In response to residents' frustration over traffic congestion and recent concerns about transportation funding voiced by state legislators, Gov. James S. Gilmore III (R) announced his plan for reducing the commutes on Virginia's roads yesterday.

But some critics charge that by taking the money from the state's General Fund, which is used for spending priorities, Gilmore could take away from other spending, such as higher education.

In his plan, announced over the radio yesterday morning, Gilmore detailed proposed funding sources for a $2.5 billion allocation for road and rail projects throughout the state, particularly in Northern Virginia.

Del. Barnie K. Day (D-10) said the proposal shows promise, but added that he has concerns.

"I think it's a start," Day said. "I'm glad the governor is on board."

But he said the use of general funds could take away from other spending, such as higher education.

"The General Fund is typically used for education, higher education, law enforcement - and whatever comes out of that is going to diminish what's available for everything else," he added.

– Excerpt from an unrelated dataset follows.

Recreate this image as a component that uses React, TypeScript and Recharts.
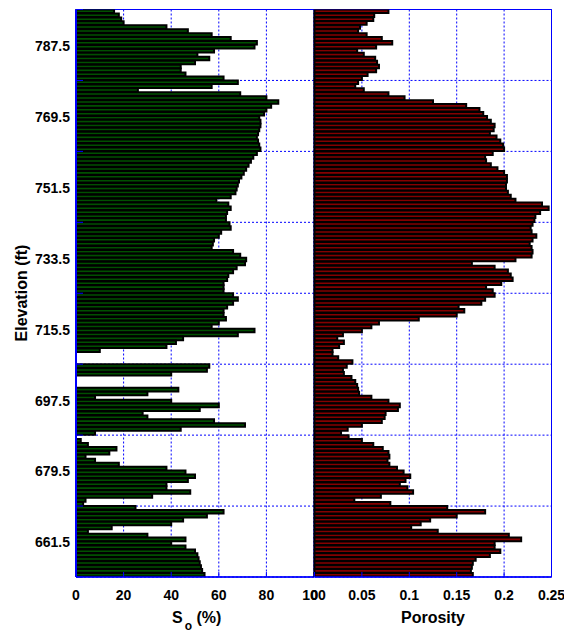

Larry J. Sabato, government and foreign affairs professor, also said he was concerned about the source of transportation funding.

"Some of this money is going to be siphoned from education," Sabato said.

"Neither party is talking about education as much as they were, and that's bad for us," he said.

As traffic conditions incite voter demands for relief, especially in Northern Virginia and Tidewater, Democrats have challenged Republicans to come up with a solution, with November's General Assembly elections in mind.

"Until Gilmore's announcement [yesterday] morning, Republicans had been caught flat-footed on the transportation issue," Sabato said.

Democrats hope to use the issue to win General Assembly seats next fall, but Gilmore's proposal may defend the position of Republican legislators in localities sensitive to traffic concerns, said Scott Keeter, chairman of the department of public and international affairs at George Mason University.

"Is it enough to get Gilmore off the hook politically? Time will tell," Keeter said. "The political damage it might do to Gilmore and Republicans is localized, but it could be damaging to Gilmore if it looks like he's doing too much for Northern Virginia."

Gilmore said yesterday in the address that his administration would facilitate needed projects such as improving I-88.

He said he is having the Virginia Department of Transportation study a possible extension of the D.C Metro system to Centreville and a widening of I-66.

In his speech, Gilmore included an advance of federal funds, money from the tobacco settlement and the state's General Fund as his main sources of funding for the project. He rejected other proposed sources, such as borrowing against expected real estate transaction taxes, and previously rejected raising taxes.

Del. Vincent F. Callahan, Jr. (R-34) said Gilmore's plan gives his party strong positioning on the issue.

"It puts [Democrats] on the defensive - they're going to have to go along with the plan to have any credibility at all," Callahan said.